The Rhode Island Supreme Court has held that “arbitrators should add prejudgment interest to their award unless the parties specifically provide otherwise by agreement.” Paola v. Commercial Union Assurance Cos., 461 A.2d 935, 937 (R.I. 1983); see Geremia v. Allstate Ins. Co., 798 A.2d 939, 940 (R.I. 2002) (noting that “this Court has long recognized that arbitrators may add prejudgment interest to their awards unless the parties specifically provide otherwise by agreement”); Murino v. Progressive N. Ins. Co., 785 A.2d 557, 559 (R.I. 2001) (affirming Paola); Fleet Constr. Co. v. Town of N. Smithfield, 713 A.2d 1241, 1245 (R.I. 1998) (noting “it is well settled that arbitration awards may include prejudgment interest”). Additionally, the Court has noted that “the imposition of interest in arbitration matters should be addressed to the arbitrators, and ‘we shall accord the finding made in this area by an arbitrator or arbitrators the same deference that we have given to them in the past.’ “ Murino, 785 A.2d at 559 (quoting Mangiacapra v. Sentry Insurance Co., 517 A.2d 1041, 1042 (R.I. 1986)).
At the same time, however, the Court has precluded prejudgment interest awards against the State or a town pursuant to the shield of sovereign immunity. See Donnelly v. Town of Lincoln, 730 A.2d 5, 10 (R.I. 1999); Reagan Constr. Corp. v. Mayer, 712 A.2d 372, 373 (R.I. 1998) (noting that sovereign immunity shields the State from payment of interest when there is no “waiver of immunity by express statutory language or by necessary implication therefrom”). As the Donnelly Court stated, “the ‘doctrine of sovereign immunity insulates the state from the payment of interest in the absence of a waiver of immunity by express statutory language or by necessary implication therefrom.’ “ Donnelly, 730 A.2d at 10 (quoting Reagan Constr. Corp. v. Mayer, 712 A.2d 372, 373 (R.I. 1998)). Accordingly, where the State does not waive the protection afforded by sovereign immunity expressly or by necessary implication, liability for prejudgment interest does not attach. See id.
In the present case, no provision in the CBA between Petitioner and Respondent permits an award of interest by an arbitrator; the CBA is silent on whether the State may be subject to liability for prejudgment interest. See Agreement between the State of Rhode Island and Rhode Island Brotherhood of Correctional Officers (1991-1994), Art. XVIII, §§ 18.1-18.6. As the State has not waived its sovereign immunity either expressly or by necessary implication, liability for prejudgment interest does not attach. Accordingly, the arbitrator exceeded his authority in awarding said interest.

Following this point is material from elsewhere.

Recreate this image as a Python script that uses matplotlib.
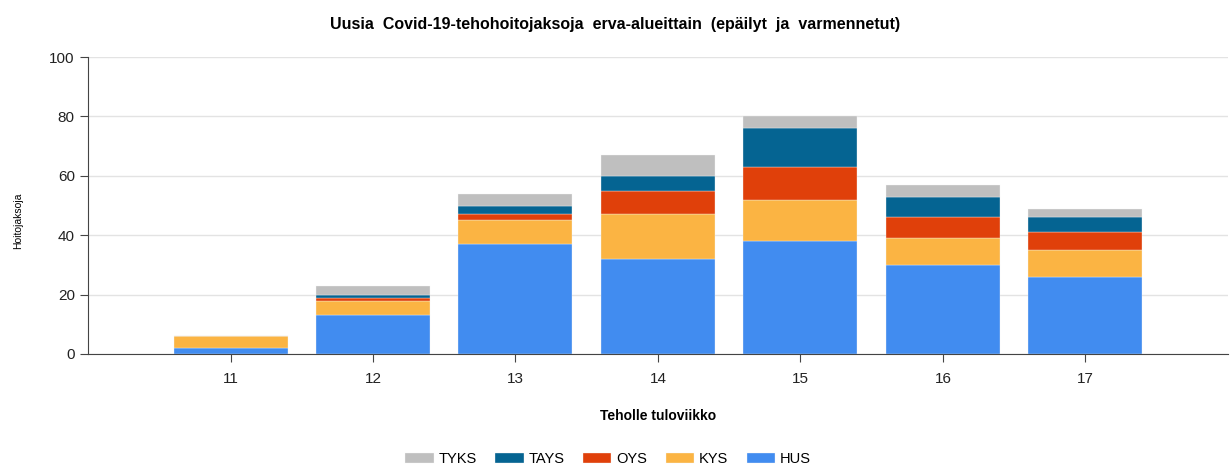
import matplotlib.pyplot as plt
import numpy as np

plt.rcParams['font.family'] = ['Liberation Sans', 'DejaVu Sans']

# Data
weeks = [11, 12, 13, 14, 15, 16, 17]
hus = [2, 13, 37, 32, 38, 30, 26]
kys = [4, 5, 8, 15, 14, 9, 9]
oys = [0, 1, 2, 8, 11, 7, 6]
tays = [0, 1, 3, 5, 13, 7, 5]
tyks = [0, 3, 4, 7, 4, 4, 3]

series = [('HUS', hus, '#418cf0'), ('KYS', kys, '#fbb443'), ('OYS', oys, '#e0400a'),
          ('TAYS', tays, '#056492'), ('TYKS', tyks, '#bfbfbf')]

fig = plt.figure(figsize=(12.31, 4.68), dpi=100)
ax = fig.add_axes([0.0715, 0.2436, 0.926, 0.6344])

bottom = np.zeros(len(weeks))
handles = {}
for name, vals, col in series:
    b = ax.bar(weeks, vals, width=0.8, bottom=bottom, color=col, label=name,
               edgecolor='#f4f4f4', linewidth=0.25, zorder=2)
    handles[name] = b
    bottom += np.array(vals)

ax.set_xlim(10, 18)
ax.set_ylim(0, 100)
ax.set_yticks(range(0, 101, 20))
ax.set_xticks(weeks)
ax.grid(axis='y', color='#e3e3e3', linewidth=1, zorder=0)
for s in ['top', 'right']:
    ax.spines[s].set_visible(False)
for s in ['left', 'bottom']:
    ax.spines[s].set_color('#444444')
ax.tick_params(axis='both', direction='out', length=6, color='#444444',
               labelsize=11, labelcolor='#222222')
ax.tick_params(axis='x', pad=7)

ax.set_xlabel('Teholle tuloviikko', fontsize=10, fontweight='bold')
ax.xaxis.set_label_coords(0.5, -0.185)
ax.set_ylabel('Hoitojaksoja', fontsize=7.5)
ax.yaxis.set_label_coords(-0.057, 0.45)

fig.suptitle('Uusia  Covid-19-tehohoitojaksoja  erva-alueittain  (epäilyt  ja  varmennetut)',
             fontsize=11.5, fontweight='bold', y=0.963)

order = ['TYKS', 'TAYS', 'OYS', 'KYS', 'HUS']
fig.legend([handles[n] for n in order], order, loc='center', bbox_to_anchor=(0.494, 0.019),
           ncol=5, frameon=False, fontsize=10.5, handlelength=1.95, handleheight=0.7,
           columnspacing=1.25, handletextpad=0.35)

plt.savefig('out.png', dpi=100)
plt.close()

Given the Court’s limited power to vacate arbitration awards, see Rhode Island Council 94 v. State, 714 A.2d 584, 587 (R.I. 1998) (holding that “judicial authority to review or to vacate an arbitration award is limited”), and the reasonableness of the arbitrator’s findings based on the evidence, the Court denies Petitioner’s motion to vacate the arbitrator’s awards as to back pay and benefits and grants Respondent’s motion to confirm same. With respect to the arbitrator’s award of prejudgment interest, the Court grants Petitioner’s motion to vacate the prejudgment interest award and denies Respondent’s motion to confirm same.
Counsel shall present the appropriate order for entry.
1. Based on the testimony of DOC officials, the arbitrator found that that one item, a jar of peanut butter labeled “USDA,” was “of a different size than those utilized in the Central Kitchen in 1993” and, instead, could have belonged to an individual who received public assistance, such as Grievant’s then-girlfriend. October 1, 2001 Award of Arbitrator at 40.
2. The Director did act in March 2002, and after a pre-disciplinary hearing addressing Grievant’s 1997 nolo plea, he terminated Grievant’s employment, effective April 8, 1995.